Listed entries ::
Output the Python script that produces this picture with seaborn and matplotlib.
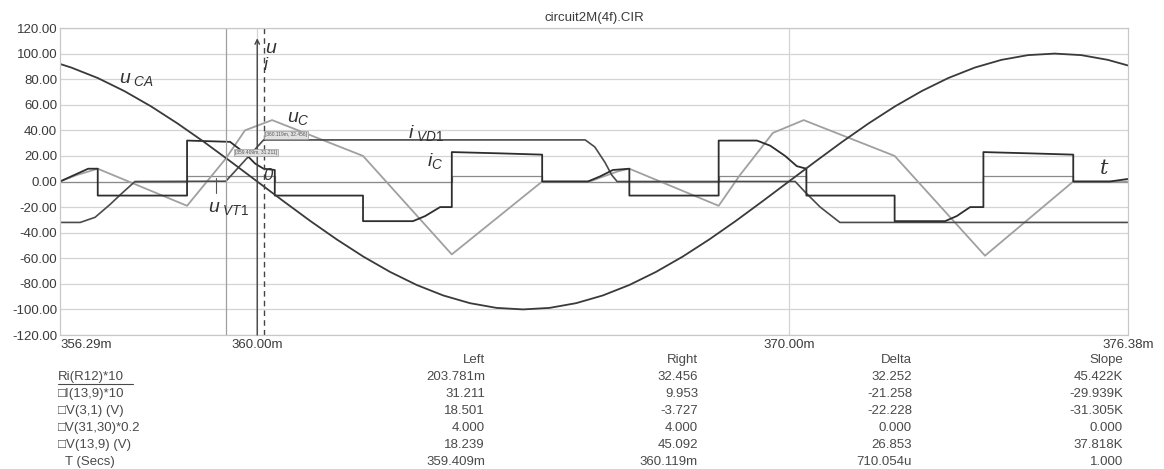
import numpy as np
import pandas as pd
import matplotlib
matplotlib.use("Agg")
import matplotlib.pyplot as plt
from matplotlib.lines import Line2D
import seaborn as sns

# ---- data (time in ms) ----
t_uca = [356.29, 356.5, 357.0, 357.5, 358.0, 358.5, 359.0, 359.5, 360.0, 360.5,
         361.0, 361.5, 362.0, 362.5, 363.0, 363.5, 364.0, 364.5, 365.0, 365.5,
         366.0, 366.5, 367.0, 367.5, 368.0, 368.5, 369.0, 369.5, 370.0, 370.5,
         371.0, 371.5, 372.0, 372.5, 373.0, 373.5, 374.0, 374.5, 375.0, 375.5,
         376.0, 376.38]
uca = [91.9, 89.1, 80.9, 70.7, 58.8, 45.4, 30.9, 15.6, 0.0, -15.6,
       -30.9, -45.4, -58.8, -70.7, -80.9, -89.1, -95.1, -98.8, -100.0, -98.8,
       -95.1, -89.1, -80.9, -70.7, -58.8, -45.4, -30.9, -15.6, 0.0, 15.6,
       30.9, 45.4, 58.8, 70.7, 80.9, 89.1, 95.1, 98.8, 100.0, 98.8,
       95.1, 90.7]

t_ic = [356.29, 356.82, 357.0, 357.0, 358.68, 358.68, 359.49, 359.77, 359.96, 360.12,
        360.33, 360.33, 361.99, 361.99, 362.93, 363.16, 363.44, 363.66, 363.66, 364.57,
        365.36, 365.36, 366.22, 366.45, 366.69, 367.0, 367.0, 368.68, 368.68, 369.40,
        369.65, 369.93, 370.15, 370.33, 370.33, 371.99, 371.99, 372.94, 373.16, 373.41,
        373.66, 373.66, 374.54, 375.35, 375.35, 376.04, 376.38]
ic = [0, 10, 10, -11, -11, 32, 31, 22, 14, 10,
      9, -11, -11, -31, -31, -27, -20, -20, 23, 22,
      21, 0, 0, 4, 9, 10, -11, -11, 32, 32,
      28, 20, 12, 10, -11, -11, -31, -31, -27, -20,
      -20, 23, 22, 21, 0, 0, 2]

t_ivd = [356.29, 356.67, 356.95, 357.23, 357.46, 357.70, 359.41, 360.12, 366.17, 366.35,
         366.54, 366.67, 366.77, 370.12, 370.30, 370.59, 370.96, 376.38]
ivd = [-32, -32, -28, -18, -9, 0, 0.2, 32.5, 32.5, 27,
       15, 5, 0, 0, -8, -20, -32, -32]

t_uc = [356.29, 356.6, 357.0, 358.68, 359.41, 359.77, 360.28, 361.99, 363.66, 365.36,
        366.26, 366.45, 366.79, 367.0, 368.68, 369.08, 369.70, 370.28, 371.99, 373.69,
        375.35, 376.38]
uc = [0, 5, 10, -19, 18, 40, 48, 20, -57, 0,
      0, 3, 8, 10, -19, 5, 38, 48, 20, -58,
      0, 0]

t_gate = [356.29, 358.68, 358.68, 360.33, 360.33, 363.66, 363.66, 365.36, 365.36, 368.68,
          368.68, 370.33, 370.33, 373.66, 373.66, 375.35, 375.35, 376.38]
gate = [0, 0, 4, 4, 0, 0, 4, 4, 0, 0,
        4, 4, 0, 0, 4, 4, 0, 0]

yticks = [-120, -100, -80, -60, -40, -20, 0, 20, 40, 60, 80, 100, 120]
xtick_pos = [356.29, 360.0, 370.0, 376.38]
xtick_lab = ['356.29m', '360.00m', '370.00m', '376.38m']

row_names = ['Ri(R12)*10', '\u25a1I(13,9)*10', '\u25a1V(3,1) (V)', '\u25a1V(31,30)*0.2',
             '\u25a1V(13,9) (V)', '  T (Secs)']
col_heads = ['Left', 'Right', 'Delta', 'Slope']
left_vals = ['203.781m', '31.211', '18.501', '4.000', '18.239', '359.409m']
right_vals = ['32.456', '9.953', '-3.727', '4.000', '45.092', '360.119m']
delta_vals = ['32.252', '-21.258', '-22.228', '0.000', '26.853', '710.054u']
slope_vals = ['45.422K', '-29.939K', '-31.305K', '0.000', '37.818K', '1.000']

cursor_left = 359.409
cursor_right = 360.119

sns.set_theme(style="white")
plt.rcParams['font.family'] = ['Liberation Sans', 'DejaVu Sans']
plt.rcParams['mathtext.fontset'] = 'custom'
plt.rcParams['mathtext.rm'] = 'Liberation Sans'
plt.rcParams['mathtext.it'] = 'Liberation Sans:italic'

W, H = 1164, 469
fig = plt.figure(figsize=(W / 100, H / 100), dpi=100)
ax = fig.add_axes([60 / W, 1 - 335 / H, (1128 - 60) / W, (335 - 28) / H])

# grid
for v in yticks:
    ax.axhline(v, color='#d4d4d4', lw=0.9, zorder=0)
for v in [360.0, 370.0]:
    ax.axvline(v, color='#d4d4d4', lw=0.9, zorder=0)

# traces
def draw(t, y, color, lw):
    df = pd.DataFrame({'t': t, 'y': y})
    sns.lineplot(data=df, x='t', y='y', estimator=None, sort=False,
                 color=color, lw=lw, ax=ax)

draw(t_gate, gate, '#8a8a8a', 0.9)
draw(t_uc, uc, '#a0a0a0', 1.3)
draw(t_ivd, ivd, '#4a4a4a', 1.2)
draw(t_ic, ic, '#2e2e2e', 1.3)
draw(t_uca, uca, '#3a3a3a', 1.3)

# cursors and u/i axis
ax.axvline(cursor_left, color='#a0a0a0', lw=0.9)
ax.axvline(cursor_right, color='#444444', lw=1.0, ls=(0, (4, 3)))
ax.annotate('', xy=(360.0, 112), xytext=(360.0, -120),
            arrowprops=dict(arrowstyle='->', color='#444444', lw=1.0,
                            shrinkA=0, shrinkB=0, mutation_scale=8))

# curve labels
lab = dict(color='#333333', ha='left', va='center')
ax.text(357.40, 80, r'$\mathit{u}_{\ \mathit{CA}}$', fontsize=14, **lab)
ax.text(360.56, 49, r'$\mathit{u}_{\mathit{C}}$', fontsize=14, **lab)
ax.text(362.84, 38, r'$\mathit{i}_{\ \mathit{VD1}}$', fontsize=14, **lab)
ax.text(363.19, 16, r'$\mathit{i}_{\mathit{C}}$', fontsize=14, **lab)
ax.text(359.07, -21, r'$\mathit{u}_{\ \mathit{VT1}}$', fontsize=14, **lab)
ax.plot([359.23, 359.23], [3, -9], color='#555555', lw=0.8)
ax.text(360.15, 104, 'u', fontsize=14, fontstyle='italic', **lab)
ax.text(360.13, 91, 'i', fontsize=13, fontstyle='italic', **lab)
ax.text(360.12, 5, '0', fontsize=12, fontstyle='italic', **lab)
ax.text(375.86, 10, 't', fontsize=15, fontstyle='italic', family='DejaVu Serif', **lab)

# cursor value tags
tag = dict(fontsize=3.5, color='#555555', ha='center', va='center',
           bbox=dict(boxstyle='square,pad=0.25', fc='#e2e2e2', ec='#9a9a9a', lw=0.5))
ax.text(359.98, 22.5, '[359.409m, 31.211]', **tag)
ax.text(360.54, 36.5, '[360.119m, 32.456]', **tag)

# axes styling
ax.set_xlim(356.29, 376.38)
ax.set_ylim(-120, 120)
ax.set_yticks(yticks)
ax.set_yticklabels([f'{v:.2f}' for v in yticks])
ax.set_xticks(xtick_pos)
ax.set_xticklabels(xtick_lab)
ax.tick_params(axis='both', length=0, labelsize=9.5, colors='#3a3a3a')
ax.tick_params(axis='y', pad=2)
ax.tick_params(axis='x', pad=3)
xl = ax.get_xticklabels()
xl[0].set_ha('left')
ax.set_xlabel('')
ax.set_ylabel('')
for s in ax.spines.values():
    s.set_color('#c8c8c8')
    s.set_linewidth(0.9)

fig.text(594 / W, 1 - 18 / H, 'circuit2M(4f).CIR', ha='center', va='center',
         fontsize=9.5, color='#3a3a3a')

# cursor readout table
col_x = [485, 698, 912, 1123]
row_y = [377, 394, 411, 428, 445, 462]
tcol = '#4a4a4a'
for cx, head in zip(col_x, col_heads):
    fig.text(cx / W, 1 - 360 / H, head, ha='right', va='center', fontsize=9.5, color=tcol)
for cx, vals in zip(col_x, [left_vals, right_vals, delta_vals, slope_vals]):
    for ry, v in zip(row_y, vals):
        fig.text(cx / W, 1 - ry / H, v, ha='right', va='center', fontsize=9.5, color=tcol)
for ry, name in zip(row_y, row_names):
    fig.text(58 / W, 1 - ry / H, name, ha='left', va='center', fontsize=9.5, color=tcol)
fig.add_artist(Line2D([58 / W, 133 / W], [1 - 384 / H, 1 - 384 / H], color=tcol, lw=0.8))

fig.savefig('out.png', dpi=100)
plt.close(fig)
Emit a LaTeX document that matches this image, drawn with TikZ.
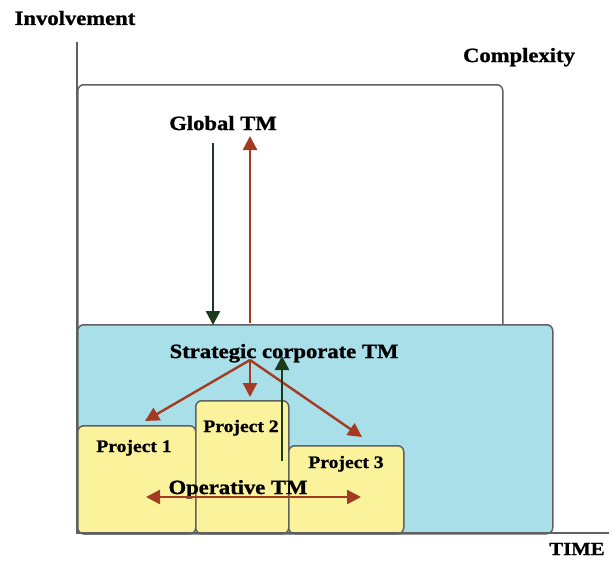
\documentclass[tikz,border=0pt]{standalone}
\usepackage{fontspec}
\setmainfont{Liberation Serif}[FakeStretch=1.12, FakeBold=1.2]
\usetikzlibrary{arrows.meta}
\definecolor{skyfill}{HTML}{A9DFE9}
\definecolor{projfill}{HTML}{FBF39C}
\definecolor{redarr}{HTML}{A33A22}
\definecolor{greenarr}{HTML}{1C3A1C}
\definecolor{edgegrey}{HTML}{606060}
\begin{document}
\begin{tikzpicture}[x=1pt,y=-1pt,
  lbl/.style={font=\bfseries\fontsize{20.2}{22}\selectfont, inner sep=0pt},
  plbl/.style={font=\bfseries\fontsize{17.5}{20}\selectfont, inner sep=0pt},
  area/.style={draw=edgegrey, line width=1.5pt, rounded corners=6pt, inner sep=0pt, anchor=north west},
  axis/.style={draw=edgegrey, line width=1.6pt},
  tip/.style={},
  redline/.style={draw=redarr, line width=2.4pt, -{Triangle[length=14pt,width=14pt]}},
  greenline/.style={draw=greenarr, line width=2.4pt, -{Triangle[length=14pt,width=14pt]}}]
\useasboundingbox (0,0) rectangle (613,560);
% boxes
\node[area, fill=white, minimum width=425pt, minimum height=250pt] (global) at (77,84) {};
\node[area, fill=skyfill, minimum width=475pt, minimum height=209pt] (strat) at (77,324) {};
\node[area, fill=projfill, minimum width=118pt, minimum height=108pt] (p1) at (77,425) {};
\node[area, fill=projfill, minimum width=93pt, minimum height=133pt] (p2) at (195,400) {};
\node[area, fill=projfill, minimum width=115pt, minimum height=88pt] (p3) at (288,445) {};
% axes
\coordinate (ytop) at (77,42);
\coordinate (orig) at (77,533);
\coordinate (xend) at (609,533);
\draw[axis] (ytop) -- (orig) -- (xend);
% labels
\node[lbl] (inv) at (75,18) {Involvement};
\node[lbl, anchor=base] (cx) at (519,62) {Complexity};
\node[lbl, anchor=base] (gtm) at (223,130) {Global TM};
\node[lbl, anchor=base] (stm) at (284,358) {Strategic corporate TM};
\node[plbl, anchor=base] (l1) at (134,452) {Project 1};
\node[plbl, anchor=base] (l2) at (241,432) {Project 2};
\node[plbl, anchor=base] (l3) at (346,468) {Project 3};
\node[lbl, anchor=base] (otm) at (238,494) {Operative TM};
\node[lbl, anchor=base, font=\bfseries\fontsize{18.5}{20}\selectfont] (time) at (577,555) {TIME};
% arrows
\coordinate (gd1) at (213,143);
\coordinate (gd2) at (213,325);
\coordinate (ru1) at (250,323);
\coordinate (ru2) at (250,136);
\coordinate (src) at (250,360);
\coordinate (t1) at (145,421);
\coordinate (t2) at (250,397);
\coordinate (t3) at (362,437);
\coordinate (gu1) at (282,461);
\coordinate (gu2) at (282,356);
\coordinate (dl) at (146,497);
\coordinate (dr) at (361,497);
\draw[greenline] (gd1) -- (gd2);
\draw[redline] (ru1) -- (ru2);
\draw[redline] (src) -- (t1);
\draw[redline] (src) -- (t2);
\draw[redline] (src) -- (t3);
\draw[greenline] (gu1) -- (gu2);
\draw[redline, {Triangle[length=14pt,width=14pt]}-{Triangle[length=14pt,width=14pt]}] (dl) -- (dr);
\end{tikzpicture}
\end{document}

Instructions for the task :: Repeat the listing above up to and including the line with "import seaborn as sns", starting from its first line. Drop any pictures.

Response below ::
Output the Python script that produces this picture with seaborn and matplotlib.
import numpy as np
import pandas as pd
import matplotlib
matplotlib.use("Agg")
import matplotlib.pyplot as plt
from matplotlib.lines import Line2D
import seaborn as sns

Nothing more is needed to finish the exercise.